Umas cuecas para Carmen
Se a polícia permitisse..." é uma frase quase enternecedora que se lê numa carta de Verdi em que o compositor sugeria uma ideia ainda vaga de Rigoletto ao seu libretista. A polícia permitiu e a ópera, como se sabe, termina com a protagonista assassinada, enfiada num saco e entregue ao pai. Os finais trágicos e violentos, que na ópera hoje parecem quase óbvios, foram uma lenta conquista dos músicos ao longo do século XIX. Príncipes, padres, polícias e empresários não os queriam e não permitiam.
Mais recentemente, deu que falar uma Carmen de Bizet em Florença. O encenador, Leo Muscato, resolveu alterar o final: a mulher mata o homem ciumento, e não o contrário. A notícia veio na sequência de muitas outras: pintores acusados de instigar à pedofilia, realizadores boicotados enquanto imorais Houve até um exegeta que leu os inéditos de Woody Allen como provas da perversão do autor. A sentença foi retuitada em segunda instância.
No meio disto tudo, a ideia de ajeitar o final de um espetáculo nem é das mais perigosas. Uma encenação extravagante não é uma fogueira de quadros, insere-se numa fase histórica em que o teatro de ópera é caracterizado pelo vedetismo do encenador. Só que a mensagem teve o aval da política (enquanto, curiosamente, o encenador ainda não introduziu nenhuma referência a esta Carmen no seu website) quando o presidente da Câmara de Florença e da fundação que administra o teatro disse ser justo alterar um final em protesto contra a violência de género.

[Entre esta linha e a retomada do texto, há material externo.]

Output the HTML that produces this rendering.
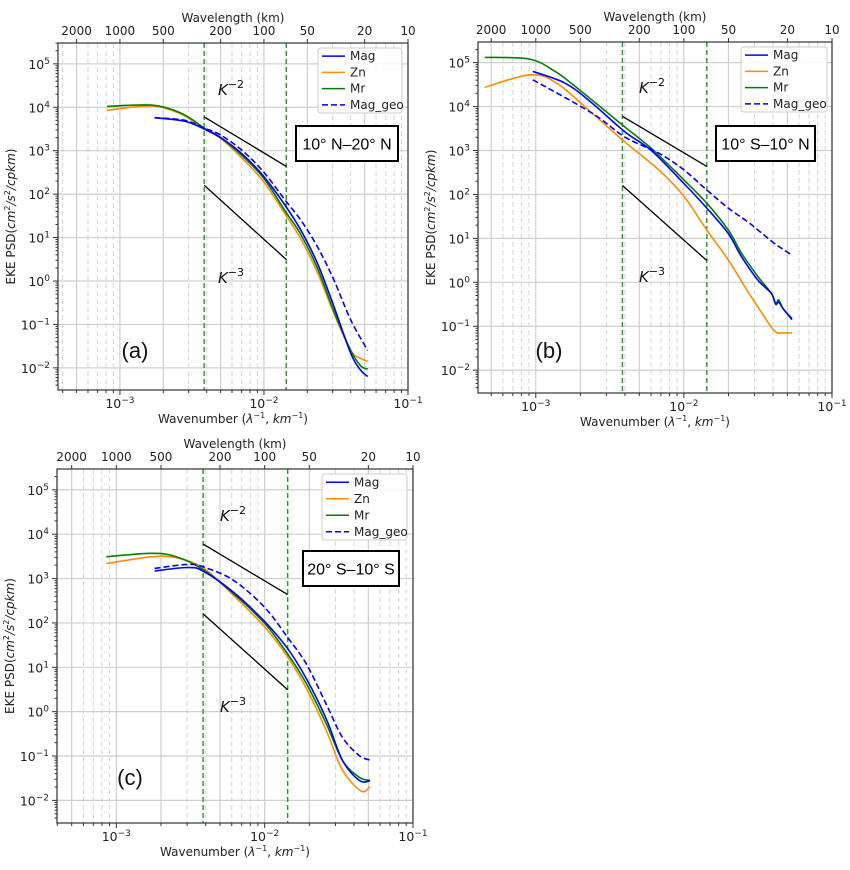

O debate acerca da violência contra as mulheres, em Itália e não só, é muito aceso e alimentado diariamente por notícias que abalam a opinião pública. Há até uma palavra nova, feminicídio, que, apresentando-se como a versão feminina de homicídio, soa fatalmente a genocídio. Por isso, sobre qualquer discurso que procure acalmar os exaltados paira a acusação de negacionismo: quem não está com as mulheres está contra elas e nega o extermínio em curso. Mas a Carmen alterada e a política que define o que é justo e injusto encenar diz-nos que a censura é perigosa precisamente porque tem um montão de boas razões.
O motivo que levou os censores a censurar foi sempre o bem superior da coletividade contra a depravação de alguns excêntricos. Quando pensamos no pudor vitoriano ou na honra antiquada das personagens oitocentistas, ameaçada por um adultério ou outro amor indecente, achamos que tudo isso, nas nossas sociedades avançadas, ficou para trás. E eis que damos por nós a emendar textos que até passaram o crivo da polícia da época. Boas razões há sempre.
Esta censura moderna, democrática no sentido etimológico da palavra, já que não é imposta, mas surge do "povo" (social networks, lobbies, vips), ainda não explicou por que razão o século que viu mais reis e pais tiranos oprimirem filhos, regularmente sacrificados em palco, foi também a época em que os monarcas perderam poder para os parlamentos e a família burguesa começou a aproximar-se daquilo que hoje consideramos um modelo aceitável de convivência.
Quem pode dizer qual é o percurso de uma obra de arte na mente do espectador e nas malhas da sociedade? Alex, o delinquente da Laranja Mecânica, na biblioteca da prisão onde está detido, lê o Evangelho e identifica-se com o centurião que chicoteia Jesus. Isto remete-nos para o famoso debate que envolveu gerações de pais preocupados com a violência nos contos de fadas. A psicanálise explicou a sua utilidade, mas continuam a circular histórias de lobos mansos e caçadores multados. São versões que a liberdade torna possíveis, na esperança de que não se tornem normais.
O próprio Muscato poderá prosseguir com os seus exercícios de alteração de finais famosos. Deixaria uma marca de autor em série capaz de garantir a dose certa de escândalo e consenso, a meio caminho entre um dadá pintando bigodes na Mona Lisa e Daniele da Volterra, convocado pelo Papa para tapar as "vergonhas" que Miguel Ângelo deixara à mostra na Capela Sistina. Ótimo pintor, ficou-lhe no entanto a alcunha de Braghettone, ou seja, "o tal das cuecas".